WHAT TO DO: Repeat all of the material below exactly as written, images excluded.

begin DATA SHOWN

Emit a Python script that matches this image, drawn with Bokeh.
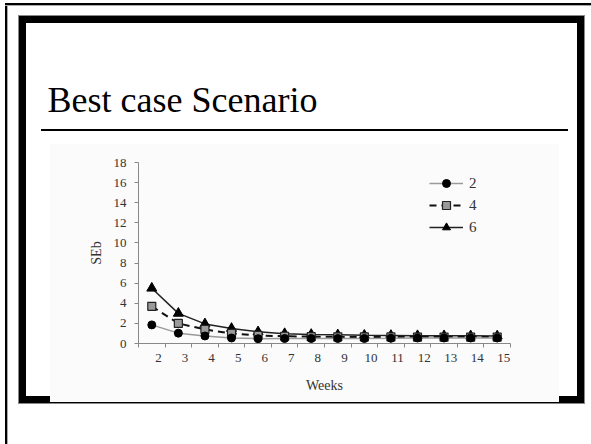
from bokeh.plotting import figure
from bokeh.models import (Legend, LegendItem, FixedTicker, Range1d)
from bokeh.embed import file_html
from bokeh.resources import INLINE

# ---- data ----
weeks = [2, 3, 4, 5, 6, 7, 8, 9, 10, 11, 12, 13, 14, 15]
se_2 = [1.85, 1.03, 0.75, 0.55, 0.48, 0.5, 0.5, 0.5, 0.5, 0.52, 0.55, 0.55, 0.55, 0.55]
se_4 = [3.7, 2.0, 1.4, 1.0, 0.8, 0.72, 0.68, 0.66, 0.65, 0.65, 0.64, 0.64, 0.64, 0.64]
se_6 = [5.5, 3.0, 1.95, 1.5, 1.16, 0.98, 0.9, 0.86, 0.82, 0.8, 0.78, 0.77, 0.76, 0.75]
y_ticks = [0, 2, 4, 6, 8, 10, 12, 14, 16, 18]
series_labels = ["2", "4", "6"]
slide_title = "Best case Scenario"
x_title = "Weeks"
y_title = "SEb"

# ---- layout (canvas px) ----
W, H = 591, 444
FL, FR, FT, FB = 138, 510, 162, 343
SERIF = "Liberation Serif"
CHART_BG = "#fbfbfb"

p = figure(width=W, height=H, output_backend="svg", toolbar_location=None,
           title=slide_title,
           x_range=Range1d(1.5, 15.5), y_range=Range1d(0, 18),
           min_border_left=FL, min_border_right=W - FR,
           min_border_top=FT, min_border_bottom=H - FB)
p.background_fill_color = CHART_BG
p.border_fill_color = None
p.outline_line_color = None
p.xgrid.grid_line_color = None
p.ygrid.grid_line_color = None

# slide decoration painted behind the (transparent) canvas
layers = [
    ("#000000", 41, 129, 527, 2),      # rule under the title
    (CHART_BG, 50, 144, 509, 258),      # pasted chart picture
    ("#ffffff", 26, 23, 551, 373),      # inside of the thick frame
    ("#000000", 19, 16, 565, 387),      # thick frame
    ("#888888", 18, 15, 567, 389),
    ("#aaaaaa", 7, 5, 1, 439),
    ("#aaaaaa", 5, 5, 586, 1),
    ("#000000", 5, 3, 2, 441),          # outer frame, left
    ("#000000", 5, 3, 586, 2),          # outer frame, top
]
bg = ", ".join(f"linear-gradient({c}, {c}) {x}px {y}px / {w}px {h}px no-repeat"
               for c, x, y, w, h in layers) + ", #ffffff"
p.styles = {"background": bg}

t = p.title
t.align = "left"
t.offset = 47 - FL
t.standoff = 86
t.text_font = SERIF
t.text_font_size = "36px"
t.text_font_style = "normal"
t.text_color = "black"

# ---- series ----
l6 = p.line(weeks, se_6, line_color="#222222", line_width=1.5)
m6 = p.scatter(weeks, se_6, marker="triangle", size=10, fill_color="black", line_color="black")
l4 = p.line(weeks, se_4, line_color="#111111", line_width=2, line_dash="7 5")
m4 = p.scatter(weeks, se_4, marker="square", size=8, fill_color="#9a9a9a", line_color="#222222", line_width=1.2)
l2 = p.line(weeks, se_2, line_color="#9a9a9a", line_width=1.5)
m2 = p.scatter(weeks, se_2, marker="circle", size=8, fill_color="black", line_color="black")

# ---- axes ----
xa = p.xaxis[0]
xa.ticker = FixedTicker(ticks=[w + 0.25 for w in weeks],
                        minor_ticks=[w - 0.5 for w in weeks] + [weeks[-1] + 0.5])
overrides = {}
for w in weeks:
    overrides[w + 0.25] = str(w)
    overrides[str(w + 0.25)] = str(w)
xa.major_label_overrides = overrides
xa.major_tick_line_color = None
xa.major_tick_out = 4
xa.major_tick_in = 0
xa.minor_tick_line_color = "#888888"
xa.minor_tick_out = 4
xa.minor_tick_in = 0
xa.axis_line_color = "#888888"
xa.major_label_standoff = 6
xa.major_label_text_font = SERIF
xa.major_label_text_font_size = "13px"
xa.major_label_text_color = "#333333"
xa.axis_label = x_title
xa.axis_label_text_font = SERIF
xa.axis_label_text_font_size = "14px"
xa.axis_label_text_font_style = "normal"
xa.axis_label_text_color = "#333333"
xa.axis_label_standoff = 13

ya = p.yaxis[0]
ya.ticker = FixedTicker(ticks=y_ticks)
ya.major_tick_line_color = "#888888"
ya.major_tick_out = 4
ya.major_tick_in = 0
ya.minor_tick_line_color = None
ya.axis_line_color = "#888888"
ya.major_label_standoff = 8
ya.major_label_text_font = SERIF
ya.major_label_text_font_size = "13px"
ya.major_label_text_color = "#333333"
ya.axis_label = y_title
ya.axis_label_text_font = SERIF
ya.axis_label_text_font_size = "14px"
ya.axis_label_text_font_style = "normal"
ya.axis_label_text_color = "#333333"
ya.axis_label_standoff = 7

# ---- legend ----
legend = Legend(items=[
    LegendItem(label=series_labels[0], renderers=[l2, m2]),
    LegendItem(label=series_labels[1], renderers=[l4, m4]),
    LegendItem(label=series_labels[2], renderers=[l6, m6]),
], location=(291, 106), glyph_width=34, glyph_height=20, label_height=20,
    spacing=2, padding=0, margin=0, label_standoff=6,
    border_line_color=None, background_fill_alpha=0,
    label_text_font=SERIF, label_text_font_size="15px", label_text_color="#333333")
p.add_layout(legend)

open("out.html", "w").write(file_html(p, INLINE))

end DATA SHOWN

TASK SOLUTION:
Emit a Python script that matches this image, drawn with Bokeh.
from bokeh.plotting import figure
from bokeh.models import (Legend, LegendItem, FixedTicker, Range1d)
from bokeh.embed import file_html
from bokeh.resources import INLINE

# ---- data ----
weeks = [2, 3, 4, 5, 6, 7, 8, 9, 10, 11, 12, 13, 14, 15]
se_2 = [1.85, 1.03, 0.75, 0.55, 0.48, 0.5, 0.5, 0.5, 0.5, 0.52, 0.55, 0.55, 0.55, 0.55]
se_4 = [3.7, 2.0, 1.4, 1.0, 0.8, 0.72, 0.68, 0.66, 0.65, 0.65, 0.64, 0.64, 0.64, 0.64]
se_6 = [5.5, 3.0, 1.95, 1.5, 1.16, 0.98, 0.9, 0.86, 0.82, 0.8, 0.78, 0.77, 0.76, 0.75]
y_ticks = [0, 2, 4, 6, 8, 10, 12, 14, 16, 18]
series_labels = ["2", "4", "6"]
slide_title = "Best case Scenario"
x_title = "Weeks"
y_title = "SEb"

# ---- layout (canvas px) ----
W, H = 591, 444
FL, FR, FT, FB = 138, 510, 162, 343
SERIF = "Liberation Serif"
CHART_BG = "#fbfbfb"

p = figure(width=W, height=H, output_backend="svg", toolbar_location=None,
           title=slide_title,
           x_range=Range1d(1.5, 15.5), y_range=Range1d(0, 18),
           min_border_left=FL, min_border_right=W - FR,
           min_border_top=FT, min_border_bottom=H - FB)
p.background_fill_color = CHART_BG
p.border_fill_color = None
p.outline_line_color = None
p.xgrid.grid_line_color = None
p.ygrid.grid_line_color = None

# slide decoration painted behind the (transparent) canvas
layers = [
    ("#000000", 41, 129, 527, 2),      # rule under the title
    (CHART_BG, 50, 144, 509, 258),      # pasted chart picture
    ("#ffffff", 26, 23, 551, 373),      # inside of the thick frame
    ("#000000", 19, 16, 565, 387),      # thick frame
    ("#888888", 18, 15, 567, 389),
    ("#aaaaaa", 7, 5, 1, 439),
    ("#aaaaaa", 5, 5, 586, 1),
    ("#000000", 5, 3, 2, 441),          # outer frame, left
    ("#000000", 5, 3, 586, 2),          # outer frame, top
]
bg = ", ".join(f"linear-gradient({c}, {c}) {x}px {y}px / {w}px {h}px no-repeat"
               for c, x, y, w, h in layers) + ", #ffffff"
p.styles = {"background": bg}

t = p.title
t.align = "left"
t.offset = 47 - FL
t.standoff = 86
t.text_font = SERIF
t.text_font_size = "36px"
t.text_font_style = "normal"
t.text_color = "black"

# ---- series ----
l6 = p.line(weeks, se_6, line_color="#222222", line_width=1.5)
m6 = p.scatter(weeks, se_6, marker="triangle", size=10, fill_color="black", line_color="black")
l4 = p.line(weeks, se_4, line_color="#111111", line_width=2, line_dash="7 5")
m4 = p.scatter(weeks, se_4, marker="square", size=8, fill_color="#9a9a9a", line_color="#222222", line_width=1.2)
l2 = p.line(weeks, se_2, line_color="#9a9a9a", line_width=1.5)
m2 = p.scatter(weeks, se_2, marker="circle", size=8, fill_color="black", line_color="black")

# ---- axes ----
xa = p.xaxis[0]
xa.ticker = FixedTicker(ticks=[w + 0.25 for w in weeks],
                        minor_ticks=[w - 0.5 for w in weeks] + [weeks[-1] + 0.5])
overrides = {}
for w in weeks:
    overrides[w + 0.25] = str(w)
    overrides[str(w + 0.25)] = str(w)
xa.major_label_overrides = overrides
xa.major_tick_line_color = None
xa.major_tick_out = 4
xa.major_tick_in = 0
xa.minor_tick_line_color = "#888888"
xa.minor_tick_out = 4
xa.minor_tick_in = 0
xa.axis_line_color = "#888888"
xa.major_label_standoff = 6
xa.major_label_text_font = SERIF
xa.major_label_text_font_size = "13px"
xa.major_label_text_color = "#333333"
xa.axis_label = x_title
xa.axis_label_text_font = SERIF
xa.axis_label_text_font_size = "14px"
xa.axis_label_text_font_style = "normal"
xa.axis_label_text_color = "#333333"
xa.axis_label_standoff = 13

ya = p.yaxis[0]
ya.ticker = FixedTicker(ticks=y_ticks)
ya.major_tick_line_color = "#888888"
ya.major_tick_out = 4
ya.major_tick_in = 0
ya.minor_tick_line_color = None
ya.axis_line_color = "#888888"
ya.major_label_standoff = 8
ya.major_label_text_font = SERIF
ya.major_label_text_font_size = "13px"
ya.major_label_text_color = "#333333"
ya.axis_label = y_title
ya.axis_label_text_font = SERIF
ya.axis_label_text_font_size = "14px"
ya.axis_label_text_font_style = "normal"
ya.axis_label_text_color = "#333333"
ya.axis_label_standoff = 7

# ---- legend ----
legend = Legend(items=[
    LegendItem(label=series_labels[0], renderers=[l2, m2]),
    LegendItem(label=series_labels[1], renderers=[l4, m4]),
    LegendItem(label=series_labels[2], renderers=[l6, m6]),
], location=(291, 106), glyph_width=34, glyph_height=20, label_height=20,
    spacing=2, padding=0, margin=0, label_standoff=6,
    border_line_color=None, background_fill_alpha=0,
    label_text_font=SERIF, label_text_font_size="15px", label_text_color="#333333")
p.add_layout(legend)

open("out.html", "w").write(file_html(p, INLINE))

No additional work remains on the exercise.